We issue a WARNING severity when checkpoint delays range from 20 to 30 minutes. For anything that exceeds 30 minutes, the severity of the alert goes to CRITICAL. A checkpoint is a point in the transaction log sequence at which all data files have been updated to reflect the information in the log and flushed to disk. If your system crashes recovery will start from the last known checkpoint. So the checkpoint check helps us confirm two things: that your database consistently takes forward the position in which recovery is started, and in the case of replicas that your standby is keeping up with its master (since the activity the replica sees is what the master has sent it).

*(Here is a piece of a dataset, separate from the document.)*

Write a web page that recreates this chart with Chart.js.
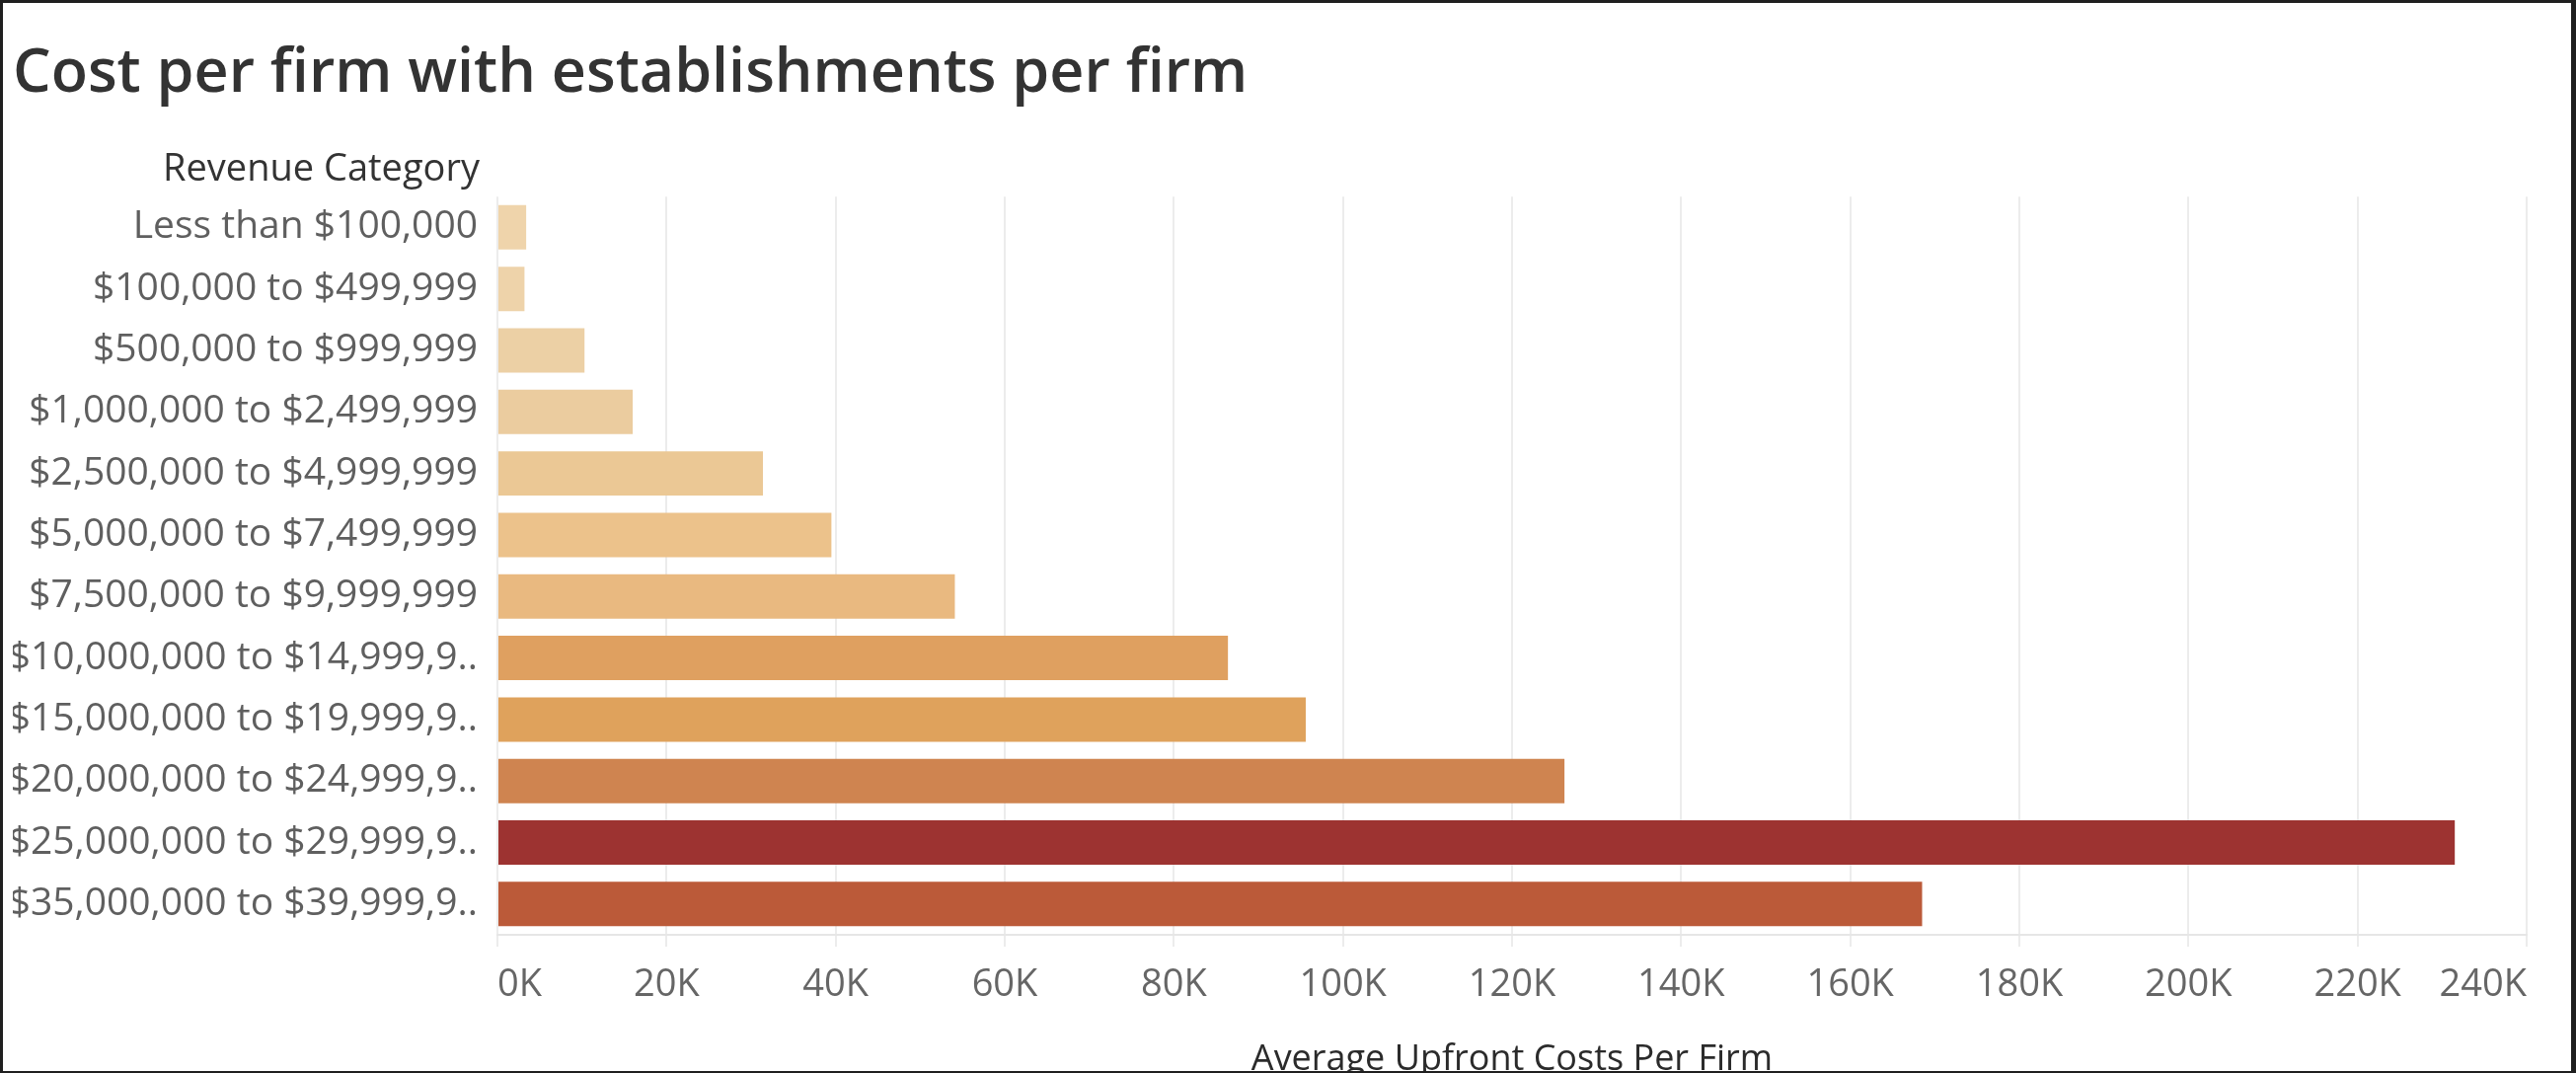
<!DOCTYPE html>
<html>
<head>
<meta charset="utf-8">
<title>Cost per firm with establishments per firm</title>
<script src="https://cdn.jsdelivr.net/npm/chart.js@4.4.1/dist/chart.umd.min.js"></script>
<style>
    html, body { margin: 0; padding: 0; background: #fff; }
    #wrap { position: relative; width: 2610px; height: 1087px; }
    #frame {
        position: absolute; left: 0; top: 0; width: 2610px; height: 1087px;
        box-sizing: border-box; pointer-events: none;
        border-style: solid; border-color: #1f1f1f;
        border-width: 3px 5px 2px 3px;
    }
</style>
</head>
<body>
<div id="wrap">
    <canvas id="costChart"></canvas>
    <div id="frame"></div>
</div>

<script>
// categories (labels as shown, long ones are cut off in the original)
const categories = [
    'Less than $100,000',
    '$100,000 to $499,999',
    '$500,000 to $999,999',
    '$1,000,000 to $2,499,999',
    '$2,500,000 to $4,999,999',
    '$5,000,000 to $7,499,999',
    '$7,500,000 to $9,999,999',
    '$10,000,000 to $14,999,9..',
    '$15,000,000 to $19,999,9..',
    '$20,000,000 to $24,999,9..',
    '$25,000,000 to $29,999,9..',
    '$35,000,000 to $39,999,9..'
];

// average upfront costs per firm
const avgCosts = [3400, 3200, 10300, 16000, 31400, 39500, 54100, 86400, 95600, 126200, 231500, 168500];

// x axis ticks
const tickValues = [0, 20000, 40000, 60000, 80000, 100000, 120000, 140000, 160000, 180000, 200000, 220000, 240000];

// bar colours (sequential orange shading)
const barColors = ['#efd4ab', '#eed3aa', '#ecd0a5', '#ebcc9f', '#ebc895', '#ecc28b', '#e9b980',
                   '#dfa060', '#dfa25c', '#cf8450', '#9d3331', '#bb5a39'];

const headerLabel = 'Revenue Category';

// "Revenue Category" header above the row labels
const headerPlugin = {
    id: 'rowHeader',
    afterDraw(chart) {
        const ctx = chart.ctx;
        const y = chart.scales.y;
        ctx.save();
        ctx.font = '500 38px "Open Sans"';
        ctx.fillStyle = '#333333';
        ctx.textAlign = 'right';
        ctx.textBaseline = 'middle';
        ctx.fillText(headerLabel, y.right - 18, 172);
        ctx.restore();
    }
};

const ctx = document.getElementById('costChart').getContext('2d');

const chart = new Chart(ctx, {
    type: 'bar',
    data: {
        labels: categories,
        datasets: [{
            label: 'Average Upfront Costs Per Firm',
            data: avgCosts,
            backgroundColor: barColors,
            borderWidth: 0,
            barPercentage: 0.722,
            categoryPercentage: 1
        }]
    },
    options: {
        indexAxis: 'y',
        responsive: true,
        maintainAspectRatio: false,
        animation: false,
        layout: { padding: { left: 13, right: 50, top: 0, bottom: 0 } },
        plugins: {
            legend: { display: false },
            tooltip: { enabled: false },
            title: {
                display: true,
                text: 'Cost per firm with establishments per firm',
                align: 'start',
                color: '#333333',
                font: { family: '"Open Sans"', size: 61, weight: '600' },
                padding: { top: 39, bottom: 87 }
            }
        },
        scales: {
            x: {
                min: 0,
                max: 240000,
                afterBuildTicks: (scale) => { scale.ticks = tickValues.map(v => ({ value: v })); },
                afterFit: (scale) => { scale.height = 140; },
                grid: { color: '#ececec', lineWidth: 2, tickLength: 12, drawOnChartArea: true },
                border: { display: true, color: '#e6e6e6', width: 2 },
                ticks: {
                    align: 'inner',
                    padding: 16,
                    color: '#666666',
                    font: { family: '"Open Sans"', size: 38 },
                    callback: (v) => (v / 1000) + 'K'
                },
                title: {
                    display: true,
                    text: 'Average Upfront Costs Per Firm',
                    color: '#2b2b2b',
                    font: { family: '"Open Sans"', size: 36, weight: '500' },
                    padding: { top: 0, bottom: -8 }
                }
            },
            y: {
                afterFit: (scale) => { scale.width = 491; },
                grid: { display: false },
                border: { display: false },
                ticks: {
                    padding: 12,
                    color: '#5f5f5f',
                    font: { family: '"Open Sans"', size: 39 }
                }
            }
        }
    },
    plugins: [headerPlugin]
});
</script>
</body>
</html>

For more information about checkpoints and replication, please refer to the Postgresql replication write-ahead-log (WAL) documentation.

Back to my App

Now we understand that the alert I received means that there was a problem with the database replica and its ability to checkpoint. The database logs showed nothing out of order, so I logged into the server console and discovered the following:

# psql
psql (9.1.9, server 9.1.3)
Type "help" for help.

The psql prompt showed me that there was a version mismatch between the database server binaries and the running psql process. This typically happens after a stack update (that includes a minor version bump of your database) is applied on a running environment, and the database process is not restarted. The database server is left in a state where its effectively running two versions at the same time. To ensure that the postgresql process is running the latest version of the database, you__MUST always restart the database process after upgrading your environment.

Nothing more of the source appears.